** Start of Material **

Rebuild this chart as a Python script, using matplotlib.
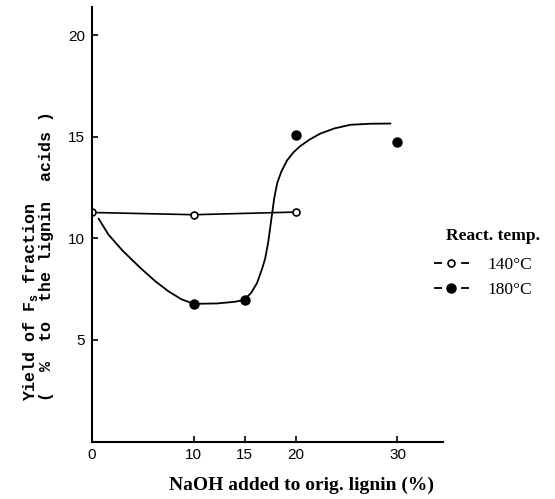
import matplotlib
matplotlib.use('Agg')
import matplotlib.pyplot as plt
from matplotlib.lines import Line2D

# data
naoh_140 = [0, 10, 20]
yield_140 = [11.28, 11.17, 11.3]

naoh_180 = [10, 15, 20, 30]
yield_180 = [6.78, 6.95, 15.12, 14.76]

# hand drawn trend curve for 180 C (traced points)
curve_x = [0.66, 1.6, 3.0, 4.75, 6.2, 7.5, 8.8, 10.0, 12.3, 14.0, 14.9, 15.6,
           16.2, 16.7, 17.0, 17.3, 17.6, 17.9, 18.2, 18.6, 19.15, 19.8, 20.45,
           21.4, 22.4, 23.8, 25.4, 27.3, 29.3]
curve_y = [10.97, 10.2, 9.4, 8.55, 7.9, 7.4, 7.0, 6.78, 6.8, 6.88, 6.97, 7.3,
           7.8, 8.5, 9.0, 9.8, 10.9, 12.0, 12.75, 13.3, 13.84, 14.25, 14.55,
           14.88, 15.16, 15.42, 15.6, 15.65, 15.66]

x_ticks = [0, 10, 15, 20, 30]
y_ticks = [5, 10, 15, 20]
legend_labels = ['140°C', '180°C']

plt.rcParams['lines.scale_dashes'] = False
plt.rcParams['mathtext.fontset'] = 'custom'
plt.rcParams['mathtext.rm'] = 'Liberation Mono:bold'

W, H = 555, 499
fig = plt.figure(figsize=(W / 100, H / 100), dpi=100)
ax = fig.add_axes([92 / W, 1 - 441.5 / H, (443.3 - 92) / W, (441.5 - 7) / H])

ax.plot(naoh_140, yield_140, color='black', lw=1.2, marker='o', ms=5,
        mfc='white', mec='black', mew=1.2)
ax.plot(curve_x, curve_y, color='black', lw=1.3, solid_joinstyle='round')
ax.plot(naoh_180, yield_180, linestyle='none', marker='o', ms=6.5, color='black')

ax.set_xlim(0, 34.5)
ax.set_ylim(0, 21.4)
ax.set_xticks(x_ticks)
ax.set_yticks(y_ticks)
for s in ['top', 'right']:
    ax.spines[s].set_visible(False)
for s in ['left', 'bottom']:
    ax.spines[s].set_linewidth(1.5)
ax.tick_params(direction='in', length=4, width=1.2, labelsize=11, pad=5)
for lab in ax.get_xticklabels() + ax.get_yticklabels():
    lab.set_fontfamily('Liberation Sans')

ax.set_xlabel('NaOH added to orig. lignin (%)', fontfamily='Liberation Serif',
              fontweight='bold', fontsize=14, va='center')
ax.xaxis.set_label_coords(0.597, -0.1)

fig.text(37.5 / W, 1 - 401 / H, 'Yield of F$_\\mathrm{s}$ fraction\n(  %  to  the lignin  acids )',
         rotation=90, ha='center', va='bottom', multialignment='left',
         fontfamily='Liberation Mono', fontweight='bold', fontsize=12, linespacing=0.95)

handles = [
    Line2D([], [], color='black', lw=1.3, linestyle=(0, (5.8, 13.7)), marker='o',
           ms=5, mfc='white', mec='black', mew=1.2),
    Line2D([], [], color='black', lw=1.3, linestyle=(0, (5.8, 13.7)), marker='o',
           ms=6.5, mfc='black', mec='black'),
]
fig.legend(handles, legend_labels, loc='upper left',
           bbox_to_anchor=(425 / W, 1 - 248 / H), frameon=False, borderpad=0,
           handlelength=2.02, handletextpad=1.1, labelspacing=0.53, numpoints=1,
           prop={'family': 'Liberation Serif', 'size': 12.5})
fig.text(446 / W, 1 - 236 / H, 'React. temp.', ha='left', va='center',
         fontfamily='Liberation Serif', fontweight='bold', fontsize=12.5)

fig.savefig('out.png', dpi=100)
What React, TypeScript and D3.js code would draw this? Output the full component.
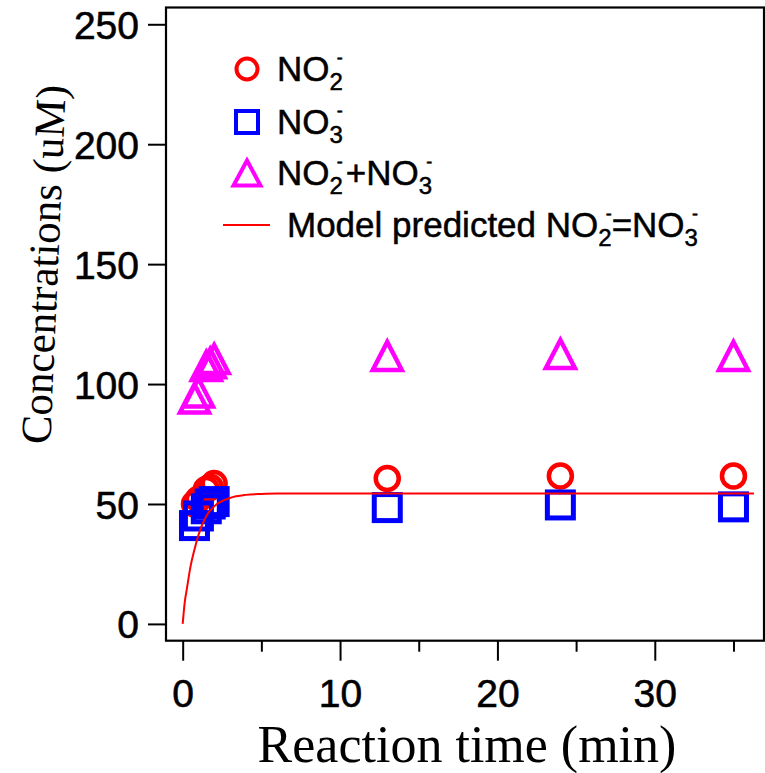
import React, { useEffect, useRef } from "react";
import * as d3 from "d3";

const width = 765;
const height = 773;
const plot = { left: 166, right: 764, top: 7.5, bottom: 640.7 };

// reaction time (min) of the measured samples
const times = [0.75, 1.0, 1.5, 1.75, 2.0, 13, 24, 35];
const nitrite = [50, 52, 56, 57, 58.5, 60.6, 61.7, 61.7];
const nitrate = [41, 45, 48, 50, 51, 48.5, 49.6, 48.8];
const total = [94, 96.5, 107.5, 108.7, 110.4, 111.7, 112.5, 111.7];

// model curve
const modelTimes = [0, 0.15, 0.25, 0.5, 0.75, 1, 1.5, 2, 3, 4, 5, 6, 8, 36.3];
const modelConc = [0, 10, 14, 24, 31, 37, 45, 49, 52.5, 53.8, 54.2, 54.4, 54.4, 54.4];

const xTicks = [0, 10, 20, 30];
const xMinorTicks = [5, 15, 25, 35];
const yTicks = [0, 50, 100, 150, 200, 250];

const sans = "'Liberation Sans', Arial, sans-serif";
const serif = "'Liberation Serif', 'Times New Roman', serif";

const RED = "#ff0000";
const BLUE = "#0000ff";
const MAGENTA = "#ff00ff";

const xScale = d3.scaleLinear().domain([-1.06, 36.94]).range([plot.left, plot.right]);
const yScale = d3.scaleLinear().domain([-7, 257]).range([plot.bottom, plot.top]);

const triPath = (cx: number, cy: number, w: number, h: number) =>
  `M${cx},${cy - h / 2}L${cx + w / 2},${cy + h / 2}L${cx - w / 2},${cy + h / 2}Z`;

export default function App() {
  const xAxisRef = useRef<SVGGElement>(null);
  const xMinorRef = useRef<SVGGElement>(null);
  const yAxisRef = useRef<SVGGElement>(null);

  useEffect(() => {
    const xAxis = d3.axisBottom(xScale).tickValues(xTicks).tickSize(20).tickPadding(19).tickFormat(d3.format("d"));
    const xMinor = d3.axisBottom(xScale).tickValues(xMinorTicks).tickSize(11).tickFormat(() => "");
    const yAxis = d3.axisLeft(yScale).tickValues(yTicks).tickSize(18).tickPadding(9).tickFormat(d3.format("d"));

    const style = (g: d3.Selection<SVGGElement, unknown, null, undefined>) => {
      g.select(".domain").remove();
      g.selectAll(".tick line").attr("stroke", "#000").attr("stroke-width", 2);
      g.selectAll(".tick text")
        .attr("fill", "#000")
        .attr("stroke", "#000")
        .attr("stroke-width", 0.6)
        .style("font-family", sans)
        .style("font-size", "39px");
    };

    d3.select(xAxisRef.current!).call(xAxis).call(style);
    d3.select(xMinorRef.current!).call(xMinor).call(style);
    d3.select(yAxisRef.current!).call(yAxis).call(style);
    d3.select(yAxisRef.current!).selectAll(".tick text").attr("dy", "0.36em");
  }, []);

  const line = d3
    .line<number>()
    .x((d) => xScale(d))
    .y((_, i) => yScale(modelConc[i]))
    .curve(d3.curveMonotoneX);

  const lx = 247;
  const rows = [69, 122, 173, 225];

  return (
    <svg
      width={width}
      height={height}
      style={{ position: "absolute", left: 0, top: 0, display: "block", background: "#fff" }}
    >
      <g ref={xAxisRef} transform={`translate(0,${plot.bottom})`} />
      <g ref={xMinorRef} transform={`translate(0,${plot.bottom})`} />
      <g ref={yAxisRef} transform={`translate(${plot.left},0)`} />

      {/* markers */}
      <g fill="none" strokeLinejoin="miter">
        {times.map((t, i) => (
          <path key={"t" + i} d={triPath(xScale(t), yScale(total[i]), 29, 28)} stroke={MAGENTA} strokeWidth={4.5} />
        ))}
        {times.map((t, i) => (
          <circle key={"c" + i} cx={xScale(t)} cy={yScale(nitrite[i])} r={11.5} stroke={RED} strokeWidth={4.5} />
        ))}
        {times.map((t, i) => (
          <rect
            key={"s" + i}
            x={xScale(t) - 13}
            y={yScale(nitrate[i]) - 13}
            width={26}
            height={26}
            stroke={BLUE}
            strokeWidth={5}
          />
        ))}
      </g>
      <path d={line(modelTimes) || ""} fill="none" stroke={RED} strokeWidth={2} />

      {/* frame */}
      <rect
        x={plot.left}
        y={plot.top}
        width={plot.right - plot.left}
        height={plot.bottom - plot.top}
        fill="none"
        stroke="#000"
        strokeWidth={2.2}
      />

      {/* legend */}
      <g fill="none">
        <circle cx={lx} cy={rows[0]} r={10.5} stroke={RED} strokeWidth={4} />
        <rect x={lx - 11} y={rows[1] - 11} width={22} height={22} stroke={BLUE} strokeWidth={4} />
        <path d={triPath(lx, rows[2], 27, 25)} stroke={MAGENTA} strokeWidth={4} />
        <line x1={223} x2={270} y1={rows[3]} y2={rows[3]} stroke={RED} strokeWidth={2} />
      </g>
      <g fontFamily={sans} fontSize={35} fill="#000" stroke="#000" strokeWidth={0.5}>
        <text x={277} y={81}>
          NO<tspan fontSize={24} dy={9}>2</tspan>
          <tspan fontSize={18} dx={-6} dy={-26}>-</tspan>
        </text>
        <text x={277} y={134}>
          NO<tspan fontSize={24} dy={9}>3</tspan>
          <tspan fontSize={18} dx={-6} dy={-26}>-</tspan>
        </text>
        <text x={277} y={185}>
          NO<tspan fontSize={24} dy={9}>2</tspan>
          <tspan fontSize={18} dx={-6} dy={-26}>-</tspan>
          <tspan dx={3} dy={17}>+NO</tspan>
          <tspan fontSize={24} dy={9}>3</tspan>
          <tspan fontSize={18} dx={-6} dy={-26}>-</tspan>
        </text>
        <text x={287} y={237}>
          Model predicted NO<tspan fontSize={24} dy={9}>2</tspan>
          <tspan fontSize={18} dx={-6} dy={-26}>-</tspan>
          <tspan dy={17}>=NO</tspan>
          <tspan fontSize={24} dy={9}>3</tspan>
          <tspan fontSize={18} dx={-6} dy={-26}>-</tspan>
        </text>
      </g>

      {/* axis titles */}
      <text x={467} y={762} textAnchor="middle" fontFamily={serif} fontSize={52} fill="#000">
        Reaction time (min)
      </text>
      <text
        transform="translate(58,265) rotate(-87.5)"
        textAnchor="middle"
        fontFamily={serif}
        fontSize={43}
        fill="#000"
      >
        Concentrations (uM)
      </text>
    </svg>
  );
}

** End of Material **

=== What is required ===
Take the lines from the start of the material to the line with "ax.xaxis.set_label_coords(0.597, -0.1)", both included, and transcribe them exactly without the pictures.

=== The result ===
Rebuild this chart as a Python script, using matplotlib.
import matplotlib
matplotlib.use('Agg')
import matplotlib.pyplot as plt
from matplotlib.lines import Line2D

# data
naoh_140 = [0, 10, 20]
yield_140 = [11.28, 11.17, 11.3]

naoh_180 = [10, 15, 20, 30]
yield_180 = [6.78, 6.95, 15.12, 14.76]

# hand drawn trend curve for 180 C (traced points)
curve_x = [0.66, 1.6, 3.0, 4.75, 6.2, 7.5, 8.8, 10.0, 12.3, 14.0, 14.9, 15.6,
           16.2, 16.7, 17.0, 17.3, 17.6, 17.9, 18.2, 18.6, 19.15, 19.8, 20.45,
           21.4, 22.4, 23.8, 25.4, 27.3, 29.3]
curve_y = [10.97, 10.2, 9.4, 8.55, 7.9, 7.4, 7.0, 6.78, 6.8, 6.88, 6.97, 7.3,
           7.8, 8.5, 9.0, 9.8, 10.9, 12.0, 12.75, 13.3, 13.84, 14.25, 14.55,
           14.88, 15.16, 15.42, 15.6, 15.65, 15.66]

x_ticks = [0, 10, 15, 20, 30]
y_ticks = [5, 10, 15, 20]
legend_labels = ['140°C', '180°C']

plt.rcParams['lines.scale_dashes'] = False
plt.rcParams['mathtext.fontset'] = 'custom'
plt.rcParams['mathtext.rm'] = 'Liberation Mono:bold'

W, H = 555, 499
fig = plt.figure(figsize=(W / 100, H / 100), dpi=100)
ax = fig.add_axes([92 / W, 1 - 441.5 / H, (443.3 - 92) / W, (441.5 - 7) / H])

ax.plot(naoh_140, yield_140, color='black', lw=1.2, marker='o', ms=5,
        mfc='white', mec='black', mew=1.2)
ax.plot(curve_x, curve_y, color='black', lw=1.3, solid_joinstyle='round')
ax.plot(naoh_180, yield_180, linestyle='none', marker='o', ms=6.5, color='black')

ax.set_xlim(0, 34.5)
ax.set_ylim(0, 21.4)
ax.set_xticks(x_ticks)
ax.set_yticks(y_ticks)
for s in ['top', 'right']:
    ax.spines[s].set_visible(False)
for s in ['left', 'bottom']:
    ax.spines[s].set_linewidth(1.5)
ax.tick_params(direction='in', length=4, width=1.2, labelsize=11, pad=5)
for lab in ax.get_xticklabels() + ax.get_yticklabels():
    lab.set_fontfamily('Liberation Sans')

ax.set_xlabel('NaOH added to orig. lignin (%)', fontfamily='Liberation Serif',
              fontweight='bold', fontsize=14, va='center')
ax.xaxis.set_label_coords(0.597, -0.1)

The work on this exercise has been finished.